[Start of DATASET]

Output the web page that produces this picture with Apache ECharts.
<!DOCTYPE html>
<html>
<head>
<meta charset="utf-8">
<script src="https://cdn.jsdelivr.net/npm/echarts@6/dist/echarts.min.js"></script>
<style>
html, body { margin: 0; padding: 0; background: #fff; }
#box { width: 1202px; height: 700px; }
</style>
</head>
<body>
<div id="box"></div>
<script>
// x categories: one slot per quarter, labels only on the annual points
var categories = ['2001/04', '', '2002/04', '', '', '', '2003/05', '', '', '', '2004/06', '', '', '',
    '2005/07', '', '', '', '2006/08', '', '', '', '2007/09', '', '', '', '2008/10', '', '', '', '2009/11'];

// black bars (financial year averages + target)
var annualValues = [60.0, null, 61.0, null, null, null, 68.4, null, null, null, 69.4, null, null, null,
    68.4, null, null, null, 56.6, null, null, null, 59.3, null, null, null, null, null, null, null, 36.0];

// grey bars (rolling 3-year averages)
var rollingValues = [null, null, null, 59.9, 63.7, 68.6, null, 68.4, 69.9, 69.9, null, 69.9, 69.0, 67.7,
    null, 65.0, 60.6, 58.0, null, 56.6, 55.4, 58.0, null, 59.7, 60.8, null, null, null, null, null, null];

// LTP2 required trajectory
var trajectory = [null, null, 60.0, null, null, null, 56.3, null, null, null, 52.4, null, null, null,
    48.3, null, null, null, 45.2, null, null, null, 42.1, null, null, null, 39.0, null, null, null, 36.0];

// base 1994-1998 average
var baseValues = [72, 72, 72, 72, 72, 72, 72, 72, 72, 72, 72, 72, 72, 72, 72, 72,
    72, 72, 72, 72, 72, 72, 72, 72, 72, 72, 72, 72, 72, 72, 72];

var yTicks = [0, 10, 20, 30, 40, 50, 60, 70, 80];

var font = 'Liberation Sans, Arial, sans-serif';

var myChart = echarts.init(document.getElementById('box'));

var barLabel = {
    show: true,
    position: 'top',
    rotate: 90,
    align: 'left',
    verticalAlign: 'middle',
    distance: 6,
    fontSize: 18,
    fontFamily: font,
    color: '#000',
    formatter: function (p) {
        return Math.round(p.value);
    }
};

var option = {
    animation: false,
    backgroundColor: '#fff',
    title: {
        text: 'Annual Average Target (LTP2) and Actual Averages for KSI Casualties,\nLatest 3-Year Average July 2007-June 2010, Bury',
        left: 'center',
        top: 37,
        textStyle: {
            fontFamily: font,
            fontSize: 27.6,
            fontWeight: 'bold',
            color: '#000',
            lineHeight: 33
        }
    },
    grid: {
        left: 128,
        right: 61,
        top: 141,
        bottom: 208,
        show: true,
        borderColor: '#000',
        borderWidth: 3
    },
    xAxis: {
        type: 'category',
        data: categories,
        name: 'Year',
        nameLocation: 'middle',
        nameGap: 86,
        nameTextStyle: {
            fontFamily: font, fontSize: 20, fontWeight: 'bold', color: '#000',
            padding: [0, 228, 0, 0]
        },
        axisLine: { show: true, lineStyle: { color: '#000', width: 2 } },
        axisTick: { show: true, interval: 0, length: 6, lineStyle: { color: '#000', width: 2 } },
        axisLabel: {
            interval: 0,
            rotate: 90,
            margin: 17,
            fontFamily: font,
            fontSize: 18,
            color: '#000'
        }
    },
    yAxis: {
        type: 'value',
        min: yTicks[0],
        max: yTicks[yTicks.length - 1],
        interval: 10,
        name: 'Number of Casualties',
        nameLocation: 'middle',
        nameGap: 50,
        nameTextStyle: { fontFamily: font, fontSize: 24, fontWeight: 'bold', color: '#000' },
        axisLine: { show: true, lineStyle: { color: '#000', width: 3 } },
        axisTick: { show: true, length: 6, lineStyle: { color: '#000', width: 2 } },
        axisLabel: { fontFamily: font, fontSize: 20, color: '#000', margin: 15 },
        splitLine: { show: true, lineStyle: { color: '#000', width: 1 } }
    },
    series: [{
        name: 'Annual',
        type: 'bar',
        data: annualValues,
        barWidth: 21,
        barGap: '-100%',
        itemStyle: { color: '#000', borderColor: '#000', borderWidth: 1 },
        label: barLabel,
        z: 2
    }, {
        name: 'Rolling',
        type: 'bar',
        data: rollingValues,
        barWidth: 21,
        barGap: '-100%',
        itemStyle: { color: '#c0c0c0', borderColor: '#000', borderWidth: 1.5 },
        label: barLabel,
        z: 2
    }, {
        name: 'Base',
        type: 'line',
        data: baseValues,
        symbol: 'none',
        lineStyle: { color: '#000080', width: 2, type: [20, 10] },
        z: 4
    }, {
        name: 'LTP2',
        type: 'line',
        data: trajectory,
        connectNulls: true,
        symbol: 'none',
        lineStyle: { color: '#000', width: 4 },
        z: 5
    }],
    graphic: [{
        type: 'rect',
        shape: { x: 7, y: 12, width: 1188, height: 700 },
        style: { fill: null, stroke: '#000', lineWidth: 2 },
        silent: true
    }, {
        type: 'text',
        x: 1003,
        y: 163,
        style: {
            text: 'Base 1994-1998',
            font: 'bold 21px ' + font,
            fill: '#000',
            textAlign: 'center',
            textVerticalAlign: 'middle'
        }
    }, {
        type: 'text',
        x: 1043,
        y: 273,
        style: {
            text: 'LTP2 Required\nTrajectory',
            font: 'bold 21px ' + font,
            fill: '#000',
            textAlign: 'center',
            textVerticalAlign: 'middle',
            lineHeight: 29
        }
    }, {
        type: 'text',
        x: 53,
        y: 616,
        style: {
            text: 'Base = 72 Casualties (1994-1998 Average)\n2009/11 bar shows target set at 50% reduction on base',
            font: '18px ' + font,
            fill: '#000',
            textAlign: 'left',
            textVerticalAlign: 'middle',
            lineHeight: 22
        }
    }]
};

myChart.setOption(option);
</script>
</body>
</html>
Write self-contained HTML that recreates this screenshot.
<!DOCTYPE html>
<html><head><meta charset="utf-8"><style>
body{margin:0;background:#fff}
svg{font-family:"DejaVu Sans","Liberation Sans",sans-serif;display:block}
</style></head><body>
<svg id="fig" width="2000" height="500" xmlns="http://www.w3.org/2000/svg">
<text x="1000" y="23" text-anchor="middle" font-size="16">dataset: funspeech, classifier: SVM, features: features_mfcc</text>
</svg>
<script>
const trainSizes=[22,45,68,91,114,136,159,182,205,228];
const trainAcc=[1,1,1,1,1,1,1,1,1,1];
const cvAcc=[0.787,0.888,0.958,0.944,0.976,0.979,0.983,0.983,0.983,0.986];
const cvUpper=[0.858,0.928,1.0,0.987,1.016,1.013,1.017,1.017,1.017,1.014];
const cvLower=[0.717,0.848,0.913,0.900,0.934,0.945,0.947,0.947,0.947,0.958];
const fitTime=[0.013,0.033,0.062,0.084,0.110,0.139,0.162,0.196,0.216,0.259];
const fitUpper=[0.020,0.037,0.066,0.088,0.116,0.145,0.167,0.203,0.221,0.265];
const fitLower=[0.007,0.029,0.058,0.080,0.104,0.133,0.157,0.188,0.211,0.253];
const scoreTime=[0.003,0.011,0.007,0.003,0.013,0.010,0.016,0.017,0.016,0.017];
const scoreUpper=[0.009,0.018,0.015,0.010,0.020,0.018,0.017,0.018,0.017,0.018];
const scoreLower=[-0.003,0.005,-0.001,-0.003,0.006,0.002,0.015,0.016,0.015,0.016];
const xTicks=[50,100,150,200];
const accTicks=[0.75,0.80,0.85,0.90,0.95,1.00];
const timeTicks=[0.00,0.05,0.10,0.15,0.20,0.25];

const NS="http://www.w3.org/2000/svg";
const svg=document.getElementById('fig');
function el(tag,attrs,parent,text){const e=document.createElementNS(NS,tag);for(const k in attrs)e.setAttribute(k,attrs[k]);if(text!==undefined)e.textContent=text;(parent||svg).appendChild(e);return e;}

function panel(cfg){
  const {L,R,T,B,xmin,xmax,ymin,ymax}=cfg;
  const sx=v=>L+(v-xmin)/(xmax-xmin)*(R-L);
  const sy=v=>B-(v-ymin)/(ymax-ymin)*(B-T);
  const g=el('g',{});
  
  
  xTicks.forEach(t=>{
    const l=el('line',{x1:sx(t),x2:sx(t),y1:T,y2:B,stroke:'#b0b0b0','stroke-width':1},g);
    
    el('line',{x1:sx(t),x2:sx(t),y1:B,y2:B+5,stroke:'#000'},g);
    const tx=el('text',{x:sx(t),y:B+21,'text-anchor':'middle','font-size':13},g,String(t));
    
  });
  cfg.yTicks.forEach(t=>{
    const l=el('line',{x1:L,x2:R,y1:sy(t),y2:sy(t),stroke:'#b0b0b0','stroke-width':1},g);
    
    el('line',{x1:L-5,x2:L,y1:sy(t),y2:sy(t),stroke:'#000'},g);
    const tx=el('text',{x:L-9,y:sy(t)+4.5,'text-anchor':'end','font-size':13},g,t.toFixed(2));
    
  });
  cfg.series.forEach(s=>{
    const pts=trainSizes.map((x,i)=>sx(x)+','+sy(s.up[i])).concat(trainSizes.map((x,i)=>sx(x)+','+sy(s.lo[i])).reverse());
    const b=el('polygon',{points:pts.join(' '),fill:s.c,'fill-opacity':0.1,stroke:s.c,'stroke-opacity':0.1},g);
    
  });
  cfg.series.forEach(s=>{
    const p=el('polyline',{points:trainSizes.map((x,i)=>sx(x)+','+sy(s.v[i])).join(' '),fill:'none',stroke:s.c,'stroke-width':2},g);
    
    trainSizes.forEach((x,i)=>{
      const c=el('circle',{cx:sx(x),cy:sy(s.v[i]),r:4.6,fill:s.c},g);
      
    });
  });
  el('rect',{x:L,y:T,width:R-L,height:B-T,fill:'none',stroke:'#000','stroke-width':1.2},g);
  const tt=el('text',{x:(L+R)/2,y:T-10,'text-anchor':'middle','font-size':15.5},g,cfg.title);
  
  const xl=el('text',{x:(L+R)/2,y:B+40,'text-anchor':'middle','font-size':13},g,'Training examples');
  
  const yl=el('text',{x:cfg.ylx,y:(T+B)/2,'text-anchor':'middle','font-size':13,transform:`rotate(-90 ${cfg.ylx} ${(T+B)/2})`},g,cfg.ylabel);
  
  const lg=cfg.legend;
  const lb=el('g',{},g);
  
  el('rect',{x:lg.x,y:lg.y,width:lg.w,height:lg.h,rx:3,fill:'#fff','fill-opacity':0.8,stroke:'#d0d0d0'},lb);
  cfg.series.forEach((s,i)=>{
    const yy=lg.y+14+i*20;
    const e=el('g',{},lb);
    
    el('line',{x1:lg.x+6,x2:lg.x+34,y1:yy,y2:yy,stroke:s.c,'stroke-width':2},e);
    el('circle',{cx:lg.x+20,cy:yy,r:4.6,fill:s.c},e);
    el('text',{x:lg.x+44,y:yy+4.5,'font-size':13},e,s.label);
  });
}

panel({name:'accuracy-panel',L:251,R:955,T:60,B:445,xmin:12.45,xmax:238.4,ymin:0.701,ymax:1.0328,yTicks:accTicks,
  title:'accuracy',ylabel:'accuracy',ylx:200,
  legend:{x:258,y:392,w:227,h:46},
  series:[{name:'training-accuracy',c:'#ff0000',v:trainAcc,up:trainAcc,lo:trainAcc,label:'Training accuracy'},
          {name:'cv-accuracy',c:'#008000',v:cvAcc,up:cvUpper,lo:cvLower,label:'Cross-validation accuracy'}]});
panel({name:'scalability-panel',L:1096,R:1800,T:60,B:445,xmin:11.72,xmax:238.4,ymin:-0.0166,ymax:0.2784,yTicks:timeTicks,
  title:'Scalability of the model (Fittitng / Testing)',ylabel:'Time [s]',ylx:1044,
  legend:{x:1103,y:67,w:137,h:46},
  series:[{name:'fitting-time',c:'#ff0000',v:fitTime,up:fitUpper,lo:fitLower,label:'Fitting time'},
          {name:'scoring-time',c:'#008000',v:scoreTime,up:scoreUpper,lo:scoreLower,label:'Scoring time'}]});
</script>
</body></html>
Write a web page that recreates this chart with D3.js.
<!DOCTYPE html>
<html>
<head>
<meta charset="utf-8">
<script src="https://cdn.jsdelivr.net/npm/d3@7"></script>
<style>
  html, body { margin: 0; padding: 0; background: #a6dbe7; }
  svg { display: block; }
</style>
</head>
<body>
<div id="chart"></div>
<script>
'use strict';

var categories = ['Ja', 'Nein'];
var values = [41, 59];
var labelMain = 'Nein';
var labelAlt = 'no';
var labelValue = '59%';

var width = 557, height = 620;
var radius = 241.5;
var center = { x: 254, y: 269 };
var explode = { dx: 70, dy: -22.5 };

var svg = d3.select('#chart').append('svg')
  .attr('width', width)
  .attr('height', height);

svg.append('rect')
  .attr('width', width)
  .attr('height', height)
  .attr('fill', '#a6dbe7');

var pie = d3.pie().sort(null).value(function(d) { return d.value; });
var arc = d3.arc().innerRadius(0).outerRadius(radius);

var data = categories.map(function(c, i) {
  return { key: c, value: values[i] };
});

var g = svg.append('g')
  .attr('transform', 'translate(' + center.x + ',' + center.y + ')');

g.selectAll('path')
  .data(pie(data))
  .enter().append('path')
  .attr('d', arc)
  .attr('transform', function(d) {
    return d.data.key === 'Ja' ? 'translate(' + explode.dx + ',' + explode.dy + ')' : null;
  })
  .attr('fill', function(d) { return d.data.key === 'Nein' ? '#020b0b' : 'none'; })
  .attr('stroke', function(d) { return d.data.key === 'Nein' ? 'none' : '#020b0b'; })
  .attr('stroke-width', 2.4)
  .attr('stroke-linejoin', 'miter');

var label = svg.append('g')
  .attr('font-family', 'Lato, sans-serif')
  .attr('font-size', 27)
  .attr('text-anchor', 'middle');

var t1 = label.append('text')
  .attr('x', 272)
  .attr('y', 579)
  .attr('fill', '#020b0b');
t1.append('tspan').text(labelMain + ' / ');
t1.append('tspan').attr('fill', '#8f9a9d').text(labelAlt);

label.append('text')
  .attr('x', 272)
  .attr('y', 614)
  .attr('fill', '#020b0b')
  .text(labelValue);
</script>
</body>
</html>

[End of DATASET]

#### [EXERCISE DESCRIPTION]
Restate word for word only the lines running from the beginning of the data to the line holding "null, null, null];", both included.

#### [PROBLEM SOLUTION]
Output the web page that produces this picture with Apache ECharts.
<!DOCTYPE html>
<html>
<head>
<meta charset="utf-8">
<script src="https://cdn.jsdelivr.net/npm/echarts@6/dist/echarts.min.js"></script>
<style>
html, body { margin: 0; padding: 0; background: #fff; }
#box { width: 1202px; height: 700px; }
</style>
</head>
<body>
<div id="box"></div>
<script>
// x categories: one slot per quarter, labels only on the annual points
var categories = ['2001/04', '', '2002/04', '', '', '', '2003/05', '', '', '', '2004/06', '', '', '',
    '2005/07', '', '', '', '2006/08', '', '', '', '2007/09', '', '', '', '2008/10', '', '', '', '2009/11'];

// black bars (financial year averages + target)
var annualValues = [60.0, null, 61.0, null, null, null, 68.4, null, null, null, 69.4, null, null, null,
    68.4, null, null, null, 56.6, null, null, null, 59.3, null, null, null, null, null, null, null, 36.0];

// grey bars (rolling 3-year averages)
var rollingValues = [null, null, null, 59.9, 63.7, 68.6, null, 68.4, 69.9, 69.9, null, 69.9, 69.0, 67.7,
    null, 65.0, 60.6, 58.0, null, 56.6, 55.4, 58.0, null, 59.7, 60.8, null, null, null, null, null, null];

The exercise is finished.